Urinary incontinence affects more women than men and more than 50 percent of women who have symptoms do not seek medical care, according to the American College of Obstetricians and Gynecologists. Many women leak small amounts of urine at times. These leaks can occur with physical activity or other stress, such as coughing. Some women feel the urge to urinate and cannot control it. Others leak urine only during pregnancy. When leaks become frequent or severe enough to be a problem, it is called urinary incontinence, or loss of bladder control.


  • Leaking urine often
  • A strong urge to urinate whether or not the bladder is full
  • Painful voiding
  • Bed-wetting or leaking while sleeping


  • Maintain a healthy weight; being overweight can put pressure on the pelvic organs.
  • Strengthen the pelvic muscles through Kegel exercises.
  • Quit smoking; it hinders blood supply and may cause coughing and an increased risk of stress incontinence.

How to Cope:

  • Do Kegel exercises by tightening and holding the pelvic muscles until you can’t hold anymore.
  • Elevate your legs several times a day to lessen fluid buildup that can cause unwanted nighttime trips to the bathroom.
  • Sometimes devices can be used to make the pelvic muscles stronger.
  • Medications may help control muscle spasms, can help prevent leaks or strengthen the muscle of the urethra.


Menopause is the time in a woman's life when her period stops.

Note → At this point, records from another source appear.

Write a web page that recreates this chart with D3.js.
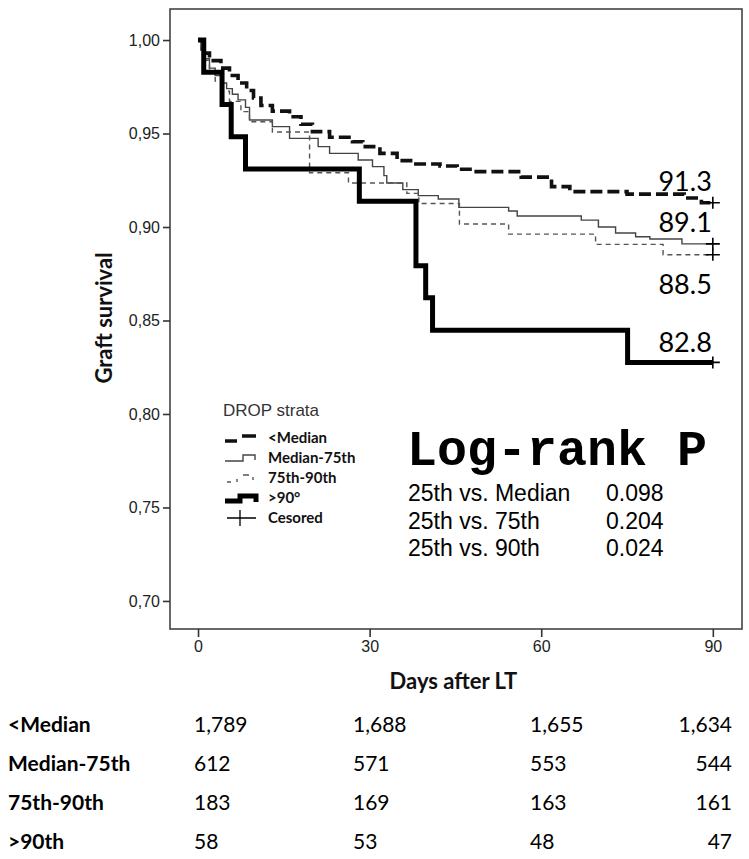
<!DOCTYPE html>
<html><head><meta charset="utf-8">
<script src="https://cdn.jsdelivr.net/npm/d3@7"></script>
<style>body{margin:0;background:#fff}</style>
</head><body>
<svg id="c" width="749" height="859"></svg>
<script>
// ---------------- DATA ----------------
const groups = ["<Median", "Median-75th", "75th-90th", ">90th"];
const legendLabels = ["<Median", "Median-75th", "75th-90th", ">90°", "Cesored"];

const medianDays = [0, 1, 2, 4, 5.5, 7, 8.5, 9.7, 11, 13, 16, 18, 20, 23, 27, 28.8, 31.8, 34.8, 37.6, 42.3, 45.3, 48, 56.5, 61.8, 65, 75, 85, 88, 90];
const medianSurv = [1, 0.993, 0.989, 0.985, 0.981, 0.977, 0.973, 0.969, 0.965, 0.962, 0.959, 0.955, 0.951, 0.948, 0.9456, 0.943, 0.9394, 0.9355, 0.9337, 0.9326, 0.9309, 0.9296, 0.9267, 0.9216, 0.9189, 0.9176, 0.9155, 0.913, 0.913];

const m75Days = [0, 0.5, 1, 2, 3, 4, 5, 6, 7, 8.3, 9, 13, 16, 21, 23, 28, 30.5, 32.5, 33, 35.8, 38.5, 42, 45.6, 54.3, 55.8, 67, 70, 73, 76.5, 79, 84.6, 90];
const m75Surv = [1, 0.995, 0.99, 0.985, 0.981, 0.977, 0.974, 0.971, 0.968, 0.964, 0.9572, 0.9537, 0.9474, 0.943, 0.9394, 0.9358, 0.9323, 0.9275, 0.9235, 0.920, 0.9168, 0.915, 0.9105, 0.9086, 0.9059, 0.9037, 0.900, 0.8968, 0.8948, 0.8936, 0.891, 0.891];

const p90Days = [0, 0.5, 1, 2, 3, 4, 5.5, 7.5, 9, 13, 19.5, 26.3, 36.5, 38.6, 45.7, 54.3, 69.5, 81.3, 90];
const p90Surv = [1, 0.9945, 0.9891, 0.9836, 0.9781, 0.9727, 0.9672, 0.9617, 0.9563, 0.9508, 0.9290, 0.9235, 0.9180, 0.9126, 0.9016, 0.8962, 0.8907, 0.8852, 0.8852];

const gt90Days = [0, 1.0, 4.2, 5.8, 8.3, 28.2, 38.1, 39.8, 41.0, 75.1, 90];
const gt90Surv = [1, 0.9828, 0.9655, 0.9483, 0.9310, 0.9138, 0.8793, 0.8621, 0.8448, 0.8276, 0.8276];

const finalLabels = ["91.3", "89.1", "88.5", "82.8"];

const yTicks = [0.70, 0.75, 0.80, 0.85, 0.90, 0.95, 1.00];
const xTicks = [0, 30, 60, 90];

const riskMedian = ["1,789", "1,688", "1,655", "1,634"];
const riskM75 = ["612", "571", "553", "544"];
const riskP90 = ["183", "169", "163", "161"];
const riskGt90 = ["58", "53", "48", "47"];

const logrankTitle = "Log-rank P";
const logrankRows = ["25th vs. Median", "25th vs. 75th", "25th vs. 90th"];
const logrankP = ["0.098", "0.204", "0.024"];

// ---------------- LAYOUT / STYLE ----------------
const svg = d3.select("#c");
const box = {l: 170, t: 9, r: 742, b: 629};
const x = d3.scaleLinear().domain([-4.9, 95.1]).range([box.l, box.r]);
const y = d3.scaleLinear().domain([0.685, 1.0166]).range([box.b, box.t]);

const calibri = "Lato, 'Open Sans', sans-serif";
const arial = "'Liberation Sans', Arial, sans-serif";
const narrow = "'Liberation Sans Narrow', 'Liberation Sans', Arial, sans-serif";

const series = [
  {days: medianDays, surv: medianSurv, color: "#111", width: 3.6, dash: "12,5"},
  {days: m75Days, surv: m75Surv, color: "#444", width: 1.4, dash: null},
  {days: p90Days, surv: p90Surv, color: "#555", width: 1.4, dash: "5,4"},
  {days: gt90Days, surv: gt90Surv, color: "#000", width: 5, dash: null}
];
const labelOffsets = [-12, -12, 39, -10];

// frame
svg.append("rect").attr("x", box.l).attr("y", box.t)
  .attr("width", box.r - box.l).attr("height", box.b - box.t)
  .attr("fill", "none").attr("stroke", "#444").attr("stroke-width", 1.6);

// axes
const yAxis = svg.append("g").attr("transform", `translate(${box.l},0)`)
  .call(d3.axisLeft(y).tickValues(yTicks).tickSize(7).tickPadding(3)
    .tickFormat(d => d3.format(".2f")(d).replace(".", ",")));
const xAxis = svg.append("g").attr("transform", `translate(0,${box.b})`)
  .call(d3.axisBottom(x).tickValues(xTicks).tickSize(8).tickPadding(4));
[yAxis, xAxis].forEach(g => {
  g.select(".domain").remove();
  g.selectAll("line").attr("stroke", "#333").attr("stroke-width", 1.6);
  g.selectAll("text").attr("font-family", narrow).attr("font-size", 16).attr("fill", "#222");
});

// axis titles
svg.append("text").attr("x", x(45) - 2).attr("y", 689).attr("text-anchor", "middle")
  .attr("font-family", calibri).attr("font-weight", "bold").attr("font-size", 22)
  .attr("fill", "#111").text("Days after LT");
svg.append("text").attr("transform", "translate(112,318) rotate(-90)").attr("text-anchor", "middle")
  .attr("font-family", calibri).attr("font-weight", "bold").attr("font-size", 22)
  .attr("fill", "#111").text("Graft survival");

// curves
const line = d3.line().curve(d3.curveStepAfter).x(d => x(d[0])).y(d => y(d[1]));
series.forEach((s, i) => {
  const pts = s.days.map((d, k) => [d, s.surv[k]]);
  svg.append("path").datum(pts).attr("d", line)
    .attr("fill", "none").attr("stroke", s.color).attr("stroke-width", s.width)
    .attr("stroke-dasharray", s.dash).attr("stroke-linejoin", "miter");
});
// censor marks + end labels
series.forEach((s, i) => {
  const dx = x(s.days[s.days.length - 1]), dy = y(s.surv[s.surv.length - 1]);
  svg.append("path").attr("d", `M${dx - 7},${dy}H${dx + 7}M${dx},${dy - 6}V${dy + 6}`)
    .attr("stroke", "#000").attr("stroke-width", 1.6);
  svg.append("text").attr("x", dx - 1).attr("y", dy + labelOffsets[i])
    .attr("text-anchor", "end").attr("font-family", calibri).attr("font-size", 27)
    .attr("fill", "#000").text(finalLabels[i]);
});

// legend
const lg = svg.append("g").attr("transform", "translate(223,0)");
lg.append("text").attr("x", 0).attr("y", 416).attr("font-family", arial).attr("font-size", 17)
  .attr("fill", "#333").text("DROP strata");
const legRowY = [438, 458, 478, 498, 518];
const glyphs = [
  {d: "M2,3H14M19,-2H33", w: 3.6, c: "#111"},
  {d: "M2,3H20V-3H32V2", w: 1.4, c: "#444"},
  {d: "M4,4H8M14,4V1M20,-3H26M30,-1V2", w: 1.4, c: "#555"},
  {d: "M2,3H17V-2H33V4", w: 5, c: "#000"},
  {d: "M4,0H33M17,-8V8", w: 1.3, c: "#000"}
];
legendLabels.forEach((lab, i) => {
  const gy = legRowY[i];
  lg.append("path").attr("d", glyphs[i].d).attr("transform", `translate(0,${gy})`)
    .attr("fill", "none").attr("stroke", glyphs[i].c).attr("stroke-width", glyphs[i].w);
  lg.append("text").attr("x", 45).attr("y", gy).attr("dy", "0.35em")
    .attr("font-family", calibri).attr("font-weight", "bold").attr("font-size", 15)
    .attr("fill", "#111").text(lab);
});

// log-rank block
svg.append("text").attr("x", 407).attr("y", 465).attr("font-family", "'Liberation Mono', 'Courier New', monospace")
  .attr("font-weight", "bold").attr("font-size", 50).attr("fill", "#000").text(logrankTitle);
logrankRows.forEach((r, i) => {
  const ry = 501 + i * 27.5;
  svg.append("text").attr("x", 408).attr("y", ry).attr("font-family", arial).attr("font-size", 23)
    .attr("fill", "#000").text(r);
  svg.append("text").attr("x", 606).attr("y", ry).attr("font-family", arial).attr("font-size", 23)
    .attr("fill", "#000").text(logrankP[i]);
});

// number-at-risk table
const riskRows = [riskMedian, riskM75, riskP90, riskGt90];
const rowY = [725, 764, 803, 842];
const colX = [194, 353, 530, 732];
const colAnchor = ["start", "start", "start", "end"];
riskRows.forEach((row, i) => {
  svg.append("text").attr("x", 8).attr("y", rowY[i]).attr("dy", "0.35em")
    .attr("font-family", calibri).attr("font-weight", "bold").attr("font-size", 21)
    .attr("fill", "#000").text(groups[i]);
  row.forEach((v, j) => {
    svg.append("text").attr("x", colX[j]).attr("y", rowY[i]).attr("dy", "0.35em")
      .attr("text-anchor", colAnchor[j]).attr("font-family", calibri).attr("font-size", 21)
      .attr("fill", "#000").text(v);
  });
});
</script>
</body></html>
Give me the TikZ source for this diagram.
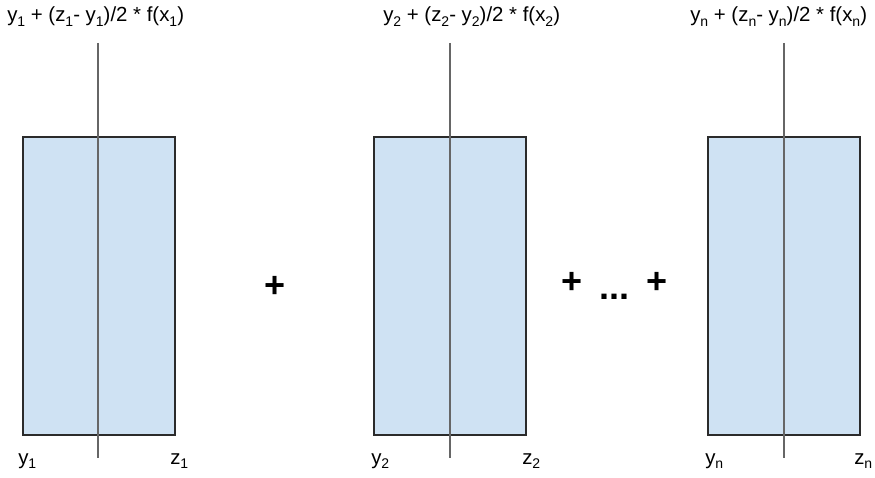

It is a normal change in a woman's body. According to the National Women’s Health Information Center, a woman has reached menopause when she has not had a period for 12 months in a row and there are no other causes, such as pregnancy or illness, for this change. Leading up to menopause, a woman’s body slowly makes less and less of the hormones estrogen and progesterone. This change often happens between the ages of 45 and 55 years old.


  • Change in pattern of periods (shorter or longer, lighter or heavier, more or less time between periods)
  • Headaches
  • Trouble sleeping through the night
  • Mood swings, feeling crabby or crying spells
  • Memory issues – trouble remembering, focusing or feeling confused
  • Depression
  • Hot flashes and night sweats (sometimes followed by a chill)
  • Vaginal dryness
  • Hair loss or thinning on your head, more hair growth on your face

Prevention: There is none.

How to Cope:

  • Eating a healthy diet
  • Exercise can combat insomnia, moodiness and low energy levels.
  • Hormone therapy may be an option based on individual health risk and family history. Consult your doctor.
  • Prescription vaginal suppositories or local creams help with vaginal dryness


Osteoporosis, a bone-thinning disease, affects 10 million Americans – eight million of whom are women, according to the National Institutes of Health. It occurs when the body doesn’t form enough new bone or too much existing bone is reabsorbed. The disease causes a progressive loss of bone density and strength. As a result, people with osteoporosis are more likely to experience bone fractures. Once diagnosed, treatment should begin. Talk with your doctor about bone health and when a bone density test is right for you.